“Ci sono progetti che voglio fare, persone con cui voglio tornare a lavorare, ed è così difficile perchè non c’è tempo per tutto”, ha detto Sam Beam poco tempo fa. Eppure dopo 14 anni da “In the Reins”, dopo un trasloco dal Texas al North Carolina, diversi dischi, centinaia di concerti, Beam ce l’ha fatta: ha inciso un nuovo album con i suoi amici Calexico. Ancora prima di premere play, questa è già una storia a lieto fine.
Nel 2005, Sam Beam aveva pubblicato soltanto due dischi a nome Iron & Wine e la collaborazione con Joey Burns e John Convertino aveva dato un assaggio di come le sue canzoni acustiche e delicate potevano suonare sorrette da un’impalcatura più robusta e avvolgente. Beam espanderà l’esperimento nei suoi successivi album da solista, a cominciare dall’orchestrale e bellissimo “The Shepherd’s Dog”, ma c’è qualcosa di quella magia nata dalla collaborazione con i Calexico che non si ritrova in nessuno dei suoi altri lavori.
Quando i Calexico si sono formati, a metà degli anni 90, la città di confine dalla quale hanno preso il nome ricordava più i viaggi beat di Jack Kerouac di quanto non anticipasse i proclami di Trump di venti anni dopo. Ma ora quel nome è giocoforza politico, un ponte tra lingue e generi musicali, la sfida della compassione contro l’odio, l’unità contro la divisione.
Le attese non potevano che essere altissime al pensiero di 8 nuovi inediti in cui si riunisce di nuovo quella formazione, ma le cose nel frattempo sono cambiate per tutti. Beam è ritornato a un suono più acustico e spoglio nel suo ultimo “Beast Epic”, i Calexico si sono spostati sempre più verso il lato sud del confine, collaborando con decine di musicisti provenienti da tutto il mondo e dichiarando il loro amore per i mariachi e la cumbia.
Proprio come due amici che si ritrovano dopo anni, è subito chiaro che i loro viaggi personali non impediscono di ritrovare rapidamente un terreno comune. Tanto da sembrare, ancora più che ai tempi di “In the Reins”, una sola band, dove tutti esprimono liberamente la loro idea di musica e tutto magicamente si incastra al posto giusto.
I pezzi del disco, eccetto uno, sono stati scritti da Beam che è arrivato in studio con i brani quasi pronti e molte idee sugli arrangiamenti; ma durante i 4 giorni di registrazioni ha lasciato che le sue idee venissero contaminate da quelle dei Calexico. “Father Mountain”, ad esempio, parte come un classico pezzo di Iron & Wine, ma si arricchisce di riff di chitarra elettrica e piccole melodie di pianoforte semplici ed eleganti che sono da ascrivere probabilmente a Joey Burns. Le ritmiche di John Convertino sono più spoglie e lineari di quelle presenti negli ultimi lavori di Beam e rendono ancora più diretta la presa dei brani sull’ascoltatore.
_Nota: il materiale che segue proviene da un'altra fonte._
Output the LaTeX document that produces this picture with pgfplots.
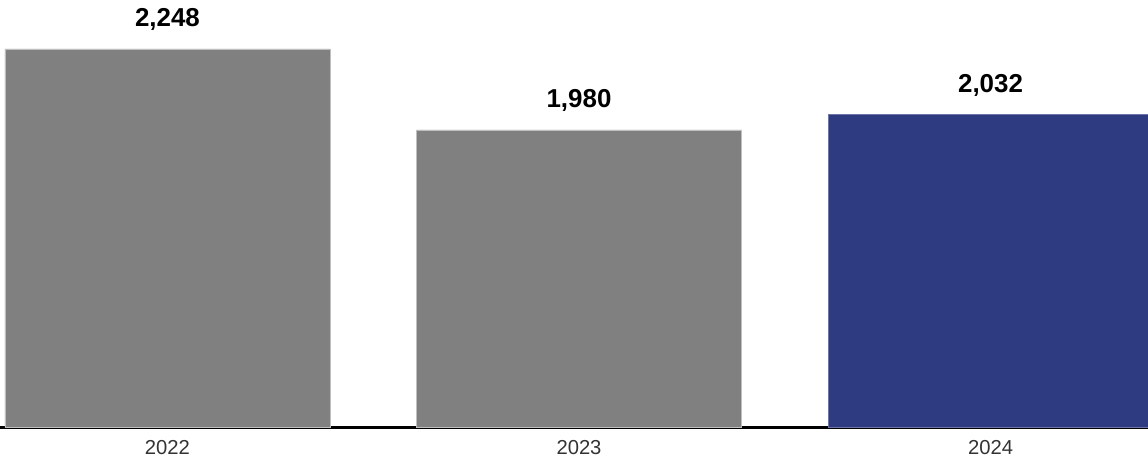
\documentclass[border=0pt]{standalone}
\usepackage{fontspec}
\setmainfont{Liberation Sans}
\usepackage{pgfplots}
\pgfplotsset{compat=1.18}

\definecolor{bargray}{HTML}{808080}
\definecolor{barblue}{HTML}{2E3B80}

\begin{document}
\begin{tikzpicture}
\begin{axis}[
    scale only axis,
    x=411.5bp, y=0.3022bp,
    xmin=-0.407, xmax=2.3827,
    ymin=995, ymax=2410,
    ybar, bar shift=0pt, bar width=325bp,
    axis x line*=bottom,
    hide y axis,
    x axis line style={line width=2.8bp, black},
    major tick length=0pt,
    xtick={0,1,2},
    xticklabels={2022,2023,2024},
    xticklabel style={font=\fontsize{20.3}{24}\selectfont, text=black!80, anchor=base, yshift=-27bp},
    nodes near coords,
    point meta=explicit symbolic,
    every node near coord/.append style={font=\bfseries\fontsize{26}{30}\selectfont, anchor=base, yshift=22bp, text=black},
]
\addplot[fill=bargray, draw=black!25, line width=0.8bp] coordinates {(0,2248) [2,248] (1,1980) [1,980]};
\addplot[fill=barblue, draw=barblue!70!white, line width=0.8bp] coordinates {(2,2032) [2,032]};
\end{axis}
\pgfresetboundingbox
\path (current axis.south west) ++(0,-33.4bp) rectangle (current axis.north east);
\end{tikzpicture}
\end{document}
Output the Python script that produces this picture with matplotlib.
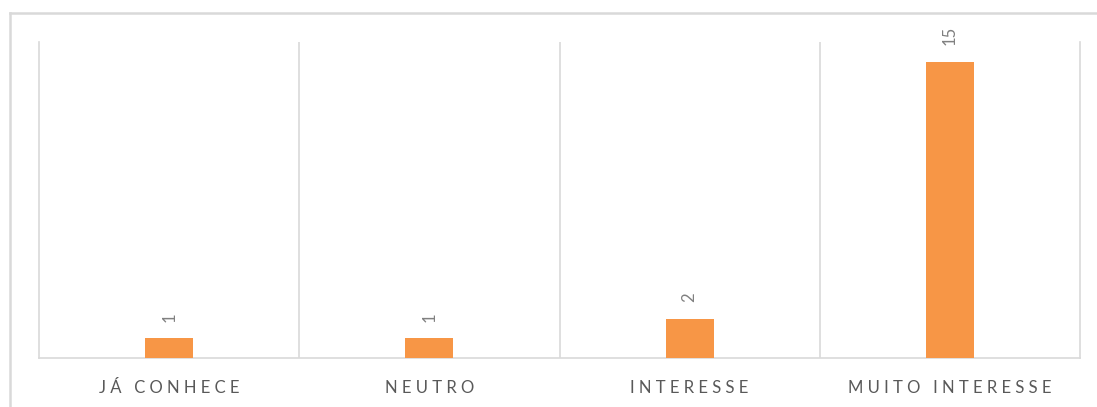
import numpy as np
import matplotlib.pyplot as plt
from matplotlib.lines import Line2D

# data
categories = ['JÁ CONHECE', 'NEUTRO', 'INTERESSE', 'MUITO INTERESSE']
values = [1, 1, 2, 15]

def spaced(s):
    # fake the wide letter spacing of the original
    return '   '.join(' '.join(w) for w in s.split(' '))

grey = '#d9d9d9'
plt.rcParams['font.family'] = ['Lato', 'DejaVu Sans']

fig = plt.figure(figsize=(10.97, 4.07), dpi=100)
ax = fig.add_axes([39/1097, 1 - 358/407, (1080 - 39)/1097, (358 - 42)/407])

x = np.arange(len(categories))
bars = ax.bar(x, values, width=0.184, color='#f79646', zorder=3)

for xi, v in zip(x, values):
    ax.annotate(str(v), (xi, v), xytext=(0, 12), textcoords='offset points',
                rotation=90, ha='center', va='bottom', fontsize=12, color='#808080')

ax.set_xlim(-0.5, 3.5)
ax.set_ylim(0, 16)
ax.set_yticks([])
ax.set_xticks(x)
ax.set_xticklabels([spaced(c) for c in categories], fontsize=12, color='#595959')
ax.tick_params(axis='x', length=0, pad=16)

for xb in np.arange(0.5, 3.5, 1):
    ax.axvline(xb, color=grey, lw=1.2, zorder=1)

ax.spines['top'].set_visible(False)
for s in ['left', 'right', 'bottom']:
    ax.spines[s].set_color(grey)
    ax.spines[s].set_linewidth(1.2)

# outer chart frame (cut off at right and bottom)
fig.add_artist(Line2D([10/1097, 1.01], [1 - 13/407, 1 - 13/407], color=grey, lw=1.8, transform=fig.transFigure))
fig.add_artist(Line2D([10/1097, 10/1097], [1 - 13/407, -0.01], color=grey, lw=1.8, transform=fig.transFigure))

plt.savefig('out.png', dpi=100)
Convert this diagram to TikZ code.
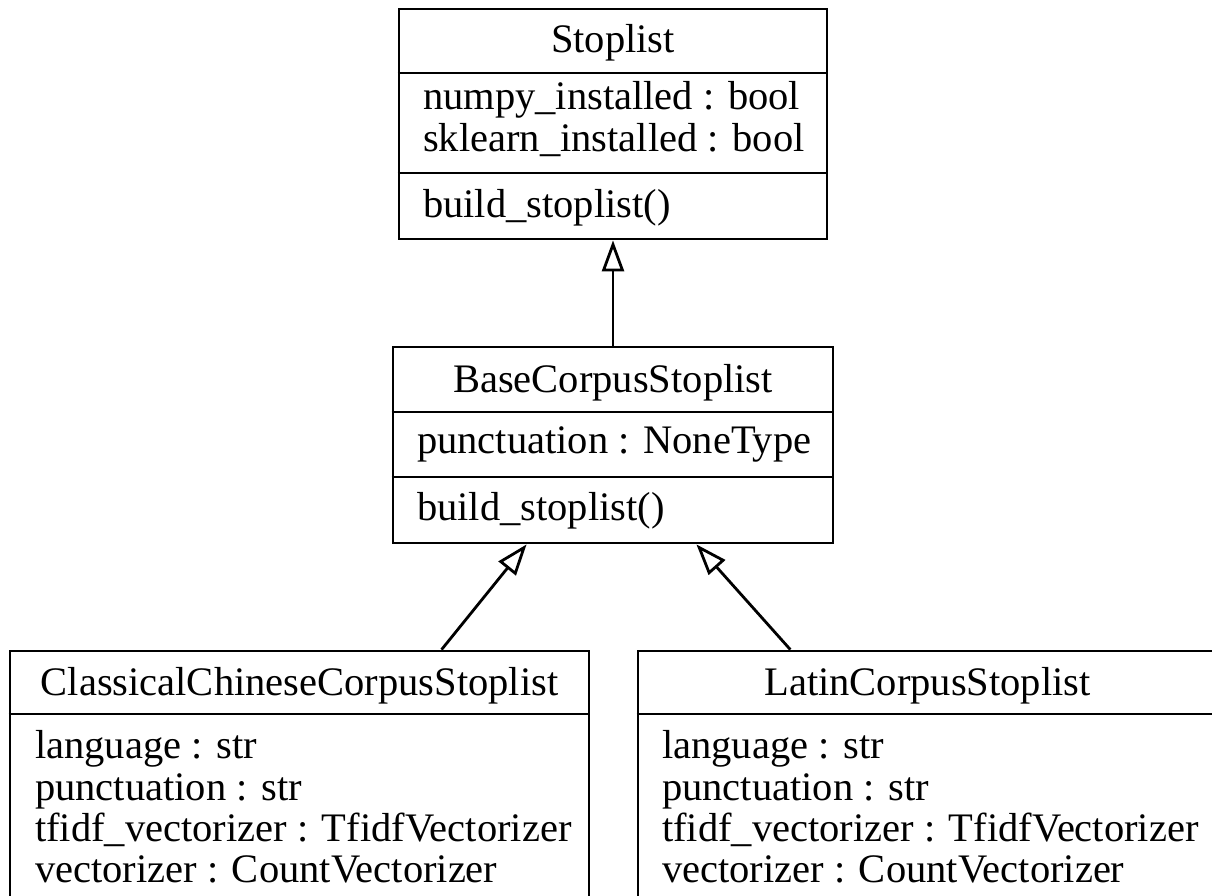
\documentclass[tikz,border=0pt]{standalone}
\usepackage{fontspec}
\setmainfont{Liberation Serif}
\usetikzlibrary{arrows.meta}
\begin{document}
\begin{tikzpicture}[x=1pt,y=-1pt,
  box/.style={draw, line width=2.8pt, rectangle, inner sep=0pt},
  txt/.style={inner sep=0pt, anchor=base west, font=\fontsize{40.5}{42}\selectfont},
  ttl/.style={inner sep=0pt, anchor=base, font=\fontsize{40.5}{42}\selectfont},
  divline/.style={line width=2.8pt},
  inh/.style={line width=2.8pt, -{Triangle[open,length=31pt,width=22pt]}}]
\useasboundingbox (0,0) rectangle (1212,896);
\clip (0,0) rectangle (1212,896);
% Stoplist
\node[box, minimum width=428pt, minimum height=230pt] (stop) at (613,124) {};
\draw[divline] (stop.west |- 0,73) -- (stop.east |- 0,73);
\draw[divline] (stop.west |- 0,173) -- (stop.east |- 0,173);
\node[ttl] (stopT) at (613,53) {Stoplist};
\node[txt] (stopA1) at (423,110) {numpy\_installed : bool};
\node[txt] (stopA2) at (423,152) {sklearn\_installed : bool};
\node[txt] (stopM1) at (423,217) {build\_stoplist()};
% BaseCorpusStoplist
\node[box, minimum width=440pt, minimum height=196pt] (base) at (613,445) {};
\draw[divline] (base.west |- 0,412) -- (base.east |- 0,412);
\draw[divline] (base.west |- 0,477) -- (base.east |- 0,477);
\node[ttl] (baseT) at (613,392) {BaseCorpusStoplist};
\node[txt] (baseA1) at (417,453) {punctuation : NoneType};
\node[txt] (baseM1) at (417,520) {build\_stoplist()};
% ClassicalChineseCorpusStoplist
\node[box, minimum width=579pt, minimum height=253pt] (cls) at (299.5,777.5) {};
\draw[divline] (cls.west |- 0,714) -- (cls.east |- 0,714);
\node[ttl] (clsT) at (299.5,695) {ClassicalChineseCorpusStoplist};
\node[txt] (clsA1) at (35,758) {language : str};
\node[txt] (clsA2) at (35,800) {punctuation : str};
\node[txt] (clsA3) at (35,841) {tfidf\_vectorizer : TfidfVectorizer};
\node[txt] (clsA4) at (35,882) {vectorizer : CountVectorizer};
% LatinCorpusStoplist
\node[box, minimum width=579pt, minimum height=253pt] (lat) at (927.5,777.5) {};
\draw[divline] (lat.west |- 0,714) -- (lat.east |- 0,714);
\node[ttl] (latT) at (927.5,695) {LatinCorpusStoplist};
\node[txt] (latA1) at (662,758) {language : str};
\node[txt] (latA2) at (662,800) {punctuation : str};
\node[txt] (latA3) at (662,841) {tfidf\_vectorizer : TfidfVectorizer};
\node[txt] (latA4) at (662,882) {vectorizer : CountVectorizer};
% inheritance
\draw[inh] (base.north) -- (stop.south);
\draw[inh] (cls.42.6) -- (base.229.7);
\draw[inh] (lat.137.6) -- (base.310.3);
\end{tikzpicture}
\end{document}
Il centro dell’album è “The Bitter Suite”, una traccia di 8 minuti divisa in tre parti. Si apre con una strofa malinconica cantata in spagnolo da Jacob Valenzuela, continua con una jam strumentale in perfetto stile Calexico, si tramuta infine in una ballata folk dove rimangono soltanto la voce e la chitarra acustica di Beam che creano i suoi tipici ritratti impressionisti, i paesaggi bucolici, i personaggi semplici e profondi. Nascosti nelle strofe, come un premio per gli ascoltatori più attenti, ritornano i versi dell’introduzione, stavolta tradotti in inglese.
Non c’è mai durante quel brano, e durante tutto il disco, la sensazione di tensione tra le due anime che lo compongono. Anche l’unico pezzo composto dai Calexico (“Midnight Sun”) si inserisce perfettamente nelle atmosfere a cavallo tra folk e country, nell’amore per le storie magiche e universali. Tanto Beam quanto Burns e Convertino sono eredi di quella tradizione di cantastorie convinti che amore, desiderio, perdita accomunino gli uomini di ogni secolo e a qualunque latitudine.
Eppure dopo tutte queste (ottime) premesse, non stiamo parlando di un capolavoro, ma solo di un buon disco, senza punti deboli ma senza mai un brano davvero memorabile. Forse sarebbe chiedere troppo, forse non è questo il punto: “Years to Burn” è un disco senza tempo, a cui non interessa dei voti, o delle classifiche, ma solo di aver riunito, 14 anni dopo, tre persone che hanno percorso un pezzo di strada insieme. L’amicizia, in fondo, non si può misurare.